Eleanor Drew

Memories Spanning 80 Years

Eleanor Drew turned 93 in June 2011. As recently as 2009 she visited Amahami Outdoor Center where she was camp director in the summers of 1969 and 1970. Working in a Girl Scout camp was nothing new to Eleanor. At the age of 18 she was an apprentice counselor at Camp Quidnunc (Greater NY Girl Scout Council) and later worked as an assistant camp nurse, weekend camping site director, and then director at Camp Amahami.



Eleanor's daughter Susan, also an experienced camp staff member, came to Amahami as Mountaineer Unit Leader in 1968 and returned in 1969 as well. When Susan's dad first drove her into Amahami he said, "Do you really want to me to leave you here?" as the whole drive was a mud pit! Little did he know his wife Eleanor would spend the next two summers there as well. Eleanor's youngest son, Bill, grew up in Girl Scout camps, a tag-along in the summers and weekend troop camping.
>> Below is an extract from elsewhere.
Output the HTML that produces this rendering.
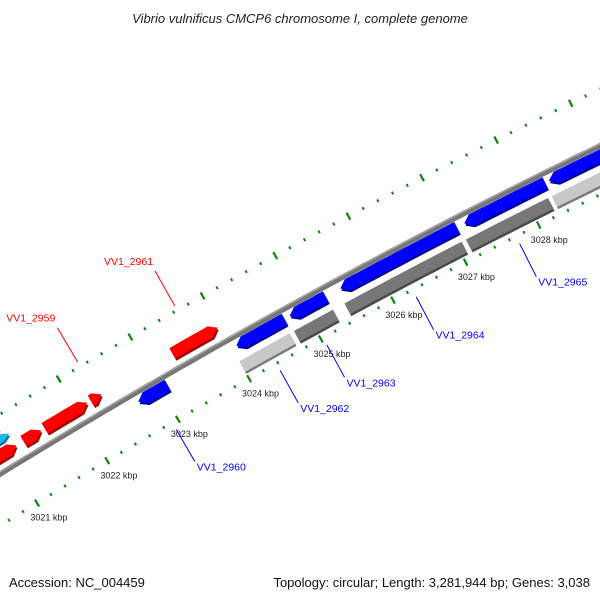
<!DOCTYPE html>
<html><head><meta charset="utf-8"><style>
body{margin:0;background:#fff}
svg{display:block;font-family:"Liberation Sans","DejaVu Sans",sans-serif}
</style></head><body>
<svg id="map" width="600" height="600" viewBox="0 0 600 600" xmlns="http://www.w3.org/2000/svg">
<rect width="600" height="600" fill="#fff"/>
<text x="300" y="23" text-anchor="middle" font-size="13" font-style="italic" fill="#222">Vibrio vulnificus CMCP6 chromosome I, complete genome</text>
<g id="ticks"></g><g id="backbone"></g><g id="features"></g><g id="labels"></g>
<text x="9" y="587" font-size="13" fill="#111">Accession: NC_004459</text>
<text x="590" y="587" text-anchor="end" font-size="13" fill="#111">Topology: circular; Length: 3,281,944 bp; Genes: 3,038</text>
</svg>
<script>
// data
const tickMajors = [3020, 3021, 3022, 3023, 3024, 3025, 3026, 3027, 3028, 3029, 3030];
const tickLabels = ["3020 kbp","3021 kbp","3022 kbp","3023 kbp","3024 kbp","3025 kbp","3026 kbp","3027 kbp","3028 kbp","3029 kbp","3030 kbp"];
const featStart = [3020.5, 3021.25, 3021.55, 3022.2, 3023.34, 3022.69, 3024.06, 3024.8, 3025.5, 3027.2, 3028.35, 3024.0, 3024.76, 3025.46, 3027.13, 3028.3, 3020.5, 3020.5];
const featEnd   = [3021.15, 3021.5, 3022.15, 3022.35, 3023.97, 3023.1, 3024.73, 3025.3, 3027.1, 3028.3, 3029.5, 3024.7, 3025.3, 3027.07, 3028.25, 3029.5, 3021.15, 3021.08];
const featTrack = ["fwd","fwd","fwd","fwd","fwd","rev","rev","rev","rev","rev","rev","gray","gray","gray","gray","gray","cyan","pink"];
const featColor = ["#ff0000","#ff0000","#ff0000","#ff0000","#ff0000","#0000ff","#0000ff","#0000ff","#0000ff","#0000ff","#0000ff","#c8c8c8","#777777","#777777","#777777","#c8c8c8","#1ab8e8","#f08080"];
const geneNames = ["VV1_2959","VV1_2961","VV1_2960","VV1_2962","VV1_2963","VV1_2964","VV1_2965"];
const genePos   = [3022.3, 3023.65, 3022.92, 3024.38, 3025.03, 3026.27, 3027.69];
const geneSide  = ["out","out","in","in","in","in","in"];

// axis functions
const R = 6830, A0 = -0.548, DA = 0.012, K0 = 3021;
const CX = 37 - R*Math.sin(A0), CY = 503 + R*Math.cos(A0);
function P(k, r){ const a = A0 + DA*(k-K0); return [CX+(R+r)*Math.sin(a), CY-(R+r)*Math.cos(a)]; }
const trackR = {fwd:60, rev:35, gray:14, cyan:74, pink:83};
const NS="http://www.w3.org/2000/svg";
function mk(tag, attrs, parent){ const e=document.createElementNS(NS,tag); for(const k in attrs) e.setAttribute(k,attrs[k]); parent.appendChild(e); return e; }
const gT=document.getElementById('ticks'), gB=document.getElementById('backbone'), gF=document.getElementById('features'), gL=document.getElementById('labels');

// ticks on inner (r=0) and outer (r=95) rings
[0,95].forEach(ringR=>{
  for(let i=0;i<(tickMajors.length-1)*5;i++){
    const k = tickMajors[0] + i*0.2;
    const major = i%5===0;
    const len = major?8:3;
    const a=P(k, ringR-len/2), b=P(k, ringR+len/2);
    const ln=mk('line',{x1:a[0],y1:a[1],x2:b[0],y2:b[1],stroke:'#0a870a','stroke-width':major?2.2:2},gT);
    
    
  }
});
tickMajors.forEach((k,i)=>{
  const p=P(k,-17);
  const t=mk('text',{x:p[0]+3,y:p[1]+3,'text-anchor':'middle','font-size':'9',fill:'#222'},gT);
  t.textContent=tickLabels[i];
  
  
});

// backbone
function arcPath(k1,k2,r){ let d=''; for(let k=k1;k<=k2+1e-9;k+=0.1){const p=P(k,r); d+=(d?'L':'M')+p[0].toFixed(1)+' '+p[1].toFixed(1);} return d; }
let bb=mk('path',{d:arcPath(3020.3,3029.7,44),fill:'none',stroke:'#777','stroke-width':5.5},gB);


let bb2=mk('path',{d:arcPath(3020.3,3029.7,45.8),fill:'none',stroke:'#aaa','stroke-width':1.2},gB);



// features
function shade(hex,f){ const n=parseInt(hex.slice(1),16); const r=(n>>16)&255,g=(n>>8)&255,b=n&255; return 'rgb('+Math.round(r*f)+','+Math.round(g*f)+','+Math.round(b*f)+')'; }
function featPoly(k1,k2,r,h,dir){
  const hd=0.1, pts=[];
  if(dir==='fwd'){
    for(let k=k1;k<k2-hd;k+=0.1) pts.push(P(k,r+h)); pts.push(P(k2-hd,r+h)); pts.push(P(k2,r)); pts.push(P(k2-hd,r-h));
    for(let k=k2-hd;k>k1;k-=0.1) pts.push(P(k,r-h)); pts.push(P(k1,r-h));
  } else if(dir==='rev'){
    pts.push(P(k1,r)); pts.push(P(k1+hd,r+h)); for(let k=k1+hd;k<k2;k+=0.1) pts.push(P(k,r+h)); pts.push(P(k2,r+h)); pts.push(P(k2,r-h));
    for(let k=k2;k>k1+hd;k-=0.1) pts.push(P(k,r-h)); pts.push(P(k1+hd,r-h));
  } else {
    for(let k=k1;k<k2;k+=0.1) pts.push(P(k,r+h)); pts.push(P(k2,r+h));
    for(let k=k2;k>k1;k-=0.1) pts.push(P(k,r-h)); pts.push(P(k1,r-h));
  }
  return pts.map(p=>p[0].toFixed(1)+','+p[1].toFixed(1)).join(' ');
}
featStart.forEach((s,i)=>{
  const tr=featTrack[i], r=trackR[tr], dir=(tr==='fwd'||tr==='cyan'||tr==='pink')?'fwd':(tr==='rev'?'rev':'box');
  const h=(tr==='cyan'||tr==='pink')?4:6;
  const g=mk('g',{},gF);
  
  
  mk('polygon',{points:featPoly(s,featEnd[i],r-2.5,h,dir),fill:shade(featColor[i],0.62)},g);
  mk('polygon',{points:featPoly(s,featEnd[i],r,h,dir),fill:featColor[i]},g);
});

// gene labels
geneNames.forEach((nm,i)=>{
  const out=geneSide[i]==='out', col=out?'#ff0000':'#0000ff';
  const a=out?P(genePos[i],100):P(genePos[i],-8), b=out?P(genePos[i],140):P(genePos[i],-45);
  const ln=mk('line',{x1:a[0],y1:a[1],x2:b[0],y2:b[1],stroke:col,'stroke-width':1},gL);
  
  
  const t=mk('text',{x:out?b[0]-2:b[0]+2,y:out?b[1]-6:b[1]+9,'text-anchor':out?'end':'start','font-size':'10.5',fill:col},gL);
  t.textContent=nm;
  
  
});
</script>
</body></html>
He credits this experience as building his love of the out-of-doors. Since then a granddaughter has also camped at Amahami.

Girl Scouts fosters great friendships and one formed at Amahami in 1968 by both Susan and Eleanor Drew was with Sue Brown of Binghamton, NY. They remain great friends to this day.

Here are some of Eleanor's memories of over 70 years as a Girl Scout as told to Sue Brown:

"My mother made my first Girl Scout uniform. They sold the materials and patterns back then. I was about 14."

"The first time I went to Girl Scout Camp Quidnunc in Bear Mountain State Park I had never been away from my home in New York City. But I loved it and couldn't wait to go back the next year. In 1936 at our weekly meetings we gave our leaders any money we saved that week. By the end of the school year we went to camp with the money our leader saved for us. It was $18 for 2 weeks. Our leader (a teacher) also persuaded the other teacher to contribute $18 so we had the supplies needed to go to camp." Eleanor kept going back and later worked as an Apprentice, Journeyman and Assistant Counselor at Camp Quidnunc. Eleanor enjoys looking at the many photos she has of these times at camp as well a with her troop.

"There is a bond about Girl Scouts," Eleanor reflects. "I remember at camp a group of girls found some green apples and decided to eat them. Soon after eating the green apples, one of the girls had severe pain and they sent her to one of the hospitals with appendicitis. The apples were the cause. Some 30 years later at a camp training I overheard a woman telling this story. I joined the conversation and asked if it was at Camp Quidnunc and of course the woman said it was. It turned out that she was the Camp Director at the camp where I was to be the Assistant Nurse! We enjoyed looking at the pictures of our camping days and reminiscing!"

"When I was a Girl Scout Captain, what leaders were called then, we had a Bicycle Patrol and rode our bikes on the weekends to several parks in New York City. We took food and cooked a meal once we got there. We played ball and did whatever the girls wanted. Of course, we planned ahead. The bike rides were 7-12 minutes one way and including biking on some dangerous roads, when you think about it, including Queens Boulevard and Long Island Expressway. Everyday was an adventure."

Eleanor stayed in Girl Scouts and was the leader of her daughter's Girl Scout troops and also took other troops camping when their Leader was not qualified. She said, "I learned a lot in Girl Scouts - I was basically shy and had to overcome that quickly." The spirit of helping others learned as a Girl Scout resulted in her deciding to fulfill her dream of becoming a nurse. In her 50s Eleanor earned her Licensed Practical Nurse (LPN) license from Columbia Presbyterian Hospital and went on to practice for 20 years.

"As a weekend camp site director I hosted handicapped troops. The buses came to camp with 3-4 troops of handicapped girls. The way the others helped get them to their units was very rewarding to watch."

Eleanor attended the 1999 GSUSA Convention in Kansas City and was proud to watch her daughter Susan become a member of the National Board of Directors of GSUSA. She was re-elected to another term in 2002. Together, Susan and Eleanor have visited four World Centers (Our Cabana, Our Chalet, Olave House and, later, Pax Lodge) and Susan has been to Sangam.